John G. Alford, Assistant District Attorney, with him Robert L. Eberhardt, Assistant District Attorney, and Robert W. Duggan, District Attorney, for Commonwealth, appellee.
Jones, C. J., Eagen, O'Brien, Pomeroy, Nix and Manderino, JJ. Opinion by Mr. Chief Justice Jones. Mr. Justice Roberts took no part in the consideration or decision of this case.
This is a direct appeal from a judgment of sentence in the Court of Common Pleas of Allegheny County. Appellant was found guilty by a jury of second degree murder on March 30, 1973. Post-trial motions were denied and on June 30, 1973, he was sentenced to a term of seven to twenty years' imprisonment.

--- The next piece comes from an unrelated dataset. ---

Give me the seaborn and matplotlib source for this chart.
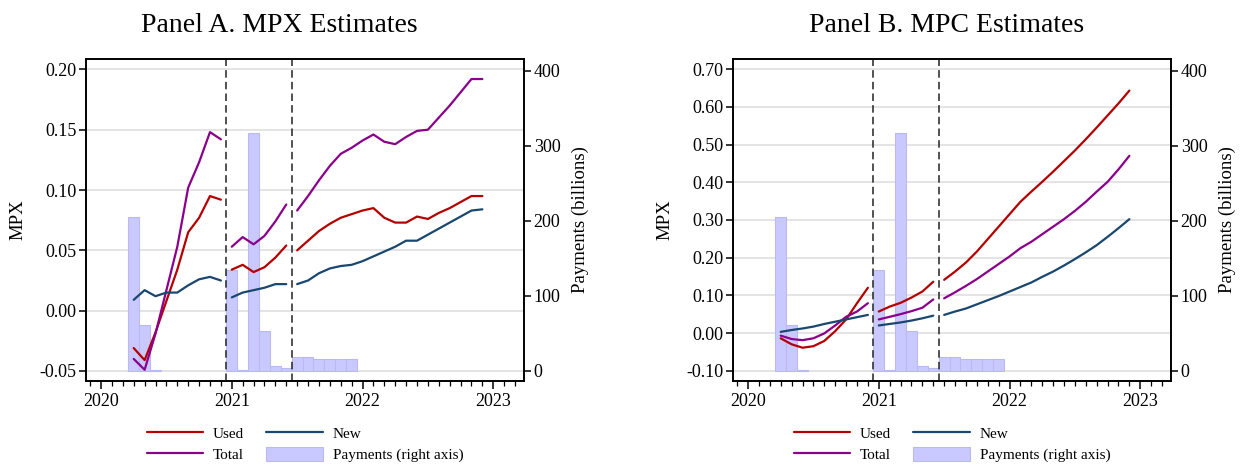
import numpy as np
import pandas as pd
import matplotlib
matplotlib.use("Agg")
import matplotlib.pyplot as plt
import seaborn as sns
from matplotlib.lines import Line2D
from matplotlib.patches import Patch
from matplotlib.ticker import MultipleLocator, FixedLocator, FuncFormatter

# ---------------- data ----------------
months = pd.period_range("2020-04", "2022-12", freq="M")
segments = [1] * 9 + [2] * 6 + [3] * 18

mpx_used = [-0.031, -0.041, -0.018, 0.008, 0.034, 0.065, 0.077, 0.095, 0.092,
            0.034, 0.038, 0.032, 0.036, 0.044, 0.054,
            0.050, 0.058, 0.066, 0.072, 0.077, 0.080, 0.083, 0.085, 0.077,
            0.073, 0.073, 0.078, 0.076, 0.081, 0.085, 0.090, 0.095, 0.095]
mpx_total = [-0.040, -0.049, -0.019, 0.017, 0.053, 0.102, 0.123, 0.148, 0.142,
             0.053, 0.061, 0.055, 0.062, 0.074, 0.088,
             0.083, 0.095, 0.108, 0.120, 0.130, 0.135, 0.141, 0.146, 0.140,
             0.138, 0.144, 0.149, 0.150, 0.160, 0.170, 0.181, 0.192, 0.192]
mpx_new = [0.009, 0.017, 0.012, 0.015, 0.015, 0.021, 0.026, 0.028, 0.025,
           0.011, 0.015, 0.017, 0.019, 0.022, 0.022,
           0.022, 0.025, 0.031, 0.035, 0.037, 0.038, 0.041, 0.045, 0.049,
           0.053, 0.058, 0.058, 0.063, 0.068, 0.073, 0.078, 0.083, 0.084]

mpc_used = [-0.014, -0.030, -0.039, -0.035, -0.021, 0.005, 0.036, 0.079, 0.120,
            0.057, 0.070, 0.080, 0.094, 0.110, 0.136,
            0.141, 0.163, 0.187, 0.216, 0.249, 0.282, 0.315, 0.348, 0.375,
            0.401, 0.428, 0.456, 0.484, 0.514, 0.545, 0.577, 0.609, 0.643]
mpc_total = [-0.007, -0.016, -0.019, -0.014, -0.001, 0.020, 0.043, 0.057, 0.079,
             0.036, 0.043, 0.050, 0.058, 0.067, 0.089,
             0.092, 0.108, 0.125, 0.143, 0.163, 0.183, 0.203, 0.225, 0.242,
             0.262, 0.282, 0.302, 0.324, 0.348, 0.375, 0.401, 0.434, 0.470]
mpc_new = [0.003, 0.008, 0.012, 0.017, 0.024, 0.030, 0.036, 0.042, 0.048,
           0.020, 0.024, 0.028, 0.033, 0.039, 0.046,
           0.048, 0.057, 0.065, 0.076, 0.087, 0.098, 0.110, 0.122, 0.134,
           0.149, 0.163, 0.179, 0.196, 0.214, 0.233, 0.255, 0.278, 0.302]

pay_months = ["2020-04", "2020-05", "2020-06", "2021-01", "2021-02", "2021-03",
              "2021-04", "2021-05", "2021-06", "2021-07", "2021-08", "2021-09",
              "2021-10", "2021-11", "2021-12"]
payments = [205, 61, 1, 134, 1, 317, 53, 7, 4, 18, 18, 16, 16, 16, 16]

break_dates = [2020 + 11.5 / 12, 2021 + 5.5 / 12]
year_ticks = [2020, 2021, 2022, 2023]
yticks_A = [-0.05, 0.00, 0.05, 0.10, 0.15, 0.20]
yticks_B = [-0.10, 0.00, 0.10, 0.20, 0.30, 0.40, 0.50, 0.60, 0.70]
yticks_right = [0, 100, 200, 300, 400]

series_names = ["Used", "Total", "New"]
colors = {"Used": "#b40000", "Total": "#8b008b", "New": "#1a476f"}
bar_color = "#c9c9ff"

# ---------------- style ----------------
sns.set_style("ticks")
plt.rcParams["font.family"] = ["Liberation Serif", "DejaVu Serif"]
plt.rcParams.update({
    "axes.edgecolor": "black", "text.color": "black",
    "axes.labelcolor": "black", "xtick.color": "black", "ytick.color": "black",
})


def dec_year(periods):
    return np.array([p.year + (p.month - 1) / 12 for p in periods])


t_all = dec_year(months)
t_pay = dec_year(pd.PeriodIndex(pay_months, freq="M"))


def long_df(used, total, new):
    frames = []
    for name, vals in zip(series_names, [used, total, new]):
        frames.append(pd.DataFrame({"t": t_all, "value": vals,
                                    "series": name, "seg": segments}))
    return pd.concat(frames, ignore_index=True)


W, H = 1241, 468
fig = plt.figure(figsize=(W / 100, H / 100), dpi=100)

panels = [
    dict(left=86, df=long_df(mpx_used, mpx_total, mpx_new), yticks=yticks_A,
         ylim=(-0.0583, 0.2086), title="Panel A. MPX Estimates", tx=279.5),
    dict(left=733, df=long_df(mpc_used, mpc_total, mpc_new), yticks=yticks_B,
         ylim=(-0.1273, 0.7268), title="Panel B. MPC Estimates", tx=947),
]
ylim_right = (-13.65, 415.5)
xlim = (2019.885, 2023.235)

for p in panels:
    ax = fig.add_axes([p["left"] / W, 1 - 381 / H, 438 / W, 322 / H])
    ax2 = ax.twinx()
    ax.set_zorder(ax2.get_zorder() + 1)
    ax.patch.set_visible(False)

    # bars (right axis)
    ax2.bar(t_pay, payments, width=1 / 12, color=bar_color,
            edgecolor="#babaf3", linewidth=0.8, zorder=2)
    ax2.set_ylim(*ylim_right)
    ax2.set_yticks(yticks_right)
    ax2.set_ylabel("Payments (billions)", fontsize=13.5, labelpad=8)

    # grid under bars, aligned with left ticks
    lo1, hi1 = p["ylim"]
    lo2, hi2 = ylim_right
    gpos = [lo2 + (v - lo1) / (hi1 - lo1) * (hi2 - lo2) for v in p["yticks"]]
    ax2.yaxis.set_minor_locator(FixedLocator(gpos))
    ax2.tick_params(axis="y", which="minor", length=0)
    ax2.grid(which="minor", axis="y", color="#e2e2e2", linewidth=1.3)
    ax2.grid(which="major", visible=False)
    ax2.set_axisbelow(True)

    # lines (left axis)
    sns.lineplot(data=p["df"], x="t", y="value", hue="series", units="seg",
                 estimator=None, palette=colors, hue_order=series_names,
                 linewidth=1.6, legend=False, ax=ax, sort=True)
    for b in break_dates:
        ax.axvline(b, color="#333333", linestyle=(0, (4.5, 2.5)), linewidth=1.2,
                   zorder=1)

    ax.set_xlim(*xlim)
    ax.set_ylim(*p["ylim"])
    ax.set_yticks(p["yticks"])
    ax.yaxis.set_major_formatter(FuncFormatter(lambda v, _: f"{v:.2f}"))
    ax.set_xticks(year_ticks)
    ax.set_xticklabels([str(y) for y in year_ticks])
    ax.xaxis.set_minor_locator(MultipleLocator(1 / 12))
    ax.set_xlabel("")
    ax.set_ylabel("MPX", fontsize=13.5, labelpad=9)
    ax.grid(False)

    ax.tick_params(axis="x", which="major", direction="out", length=6,
                   width=1.1, labelsize=13, pad=3)
    ax.tick_params(axis="x", which="minor", direction="out", length=3.5,
                   width=0.9)
    ax.tick_params(axis="y", direction="out", length=5, width=1.1,
                   labelsize=13, pad=2)
    ax2.tick_params(axis="y", which="major", direction="out", length=5,
                    width=1.1, labelsize=13, pad=2)
    for a in (ax, ax2):
        for s in a.spines.values():
            s.set_visible(True)
            s.set_linewidth(1.2)
            s.set_color("black")

    handles = [Line2D([], [], color=colors["Used"], lw=1.6),
               Line2D([], [], color=colors["Total"], lw=1.6),
               Line2D([], [], color=colors["New"], lw=1.6),
               Patch(facecolor=bar_color, edgecolor="#babaf3", linewidth=0.8)]
    labels = ["Used", "Total", "New", "Payments (right axis)"]
    ax.legend(handles, labels, loc="center", bbox_to_anchor=(0.5, -0.196),
              ncol=2, frameon=False, fontsize=11, handlelength=3.7,
              handletextpad=0.65, columnspacing=1.45, labelspacing=0.4,
              handleheight=1.0)

    fig.text(p["tx"] / W, 1 - 32 / H, p["title"], ha="center", va="baseline",
             fontsize=20)

fig.savefig("out.png", dpi=100)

The underlying facts can be summarized as follows. On June 26, 1972, the victim, Michael Guy, was fatally shot in the McKeesport apartment of James and Carol McNelis, friends of the appellant. Present at the shooting were the McNelises, the victim, and Daniel King, the appellant. It is undisputed that appellant was holding
the weapon when the fatal shot was fired. Appellant contends, however, that the shooting was accidental and unintentional while the Commonwealth contends that the shooting occurred with malicious intent.
Appellant charges the trial court with a number of errors. However, we will confine our discussion to the question of whether or not a proper foundation was laid for the introduction of records supposedly relating to prior convictions of the appellant.*fn1
In order to bolster his position that the killing had occurred accidentally, appellant took the stand in his own behalf at trial. On rebuttal, the Commonwealth then sought to attack appellant's credibility by the introduction of certain records of convictions of one Daniel King for forgery, uttering a forged instrument, and receiving stolen goods. These records were introduced by the district attorney's merely reading them into evidence. Defense counsel strenuously objected to this procedure on two grounds: (1) that the records custodian or clerk of court was not called to authenticate the records, and (2) that the identity of the person to whom the prior convictions referred was not sufficiently established to be that of the appellant. The trial court overruled these objections, referring to the
records as "official" documents but making no comment on the identity question. By this action ...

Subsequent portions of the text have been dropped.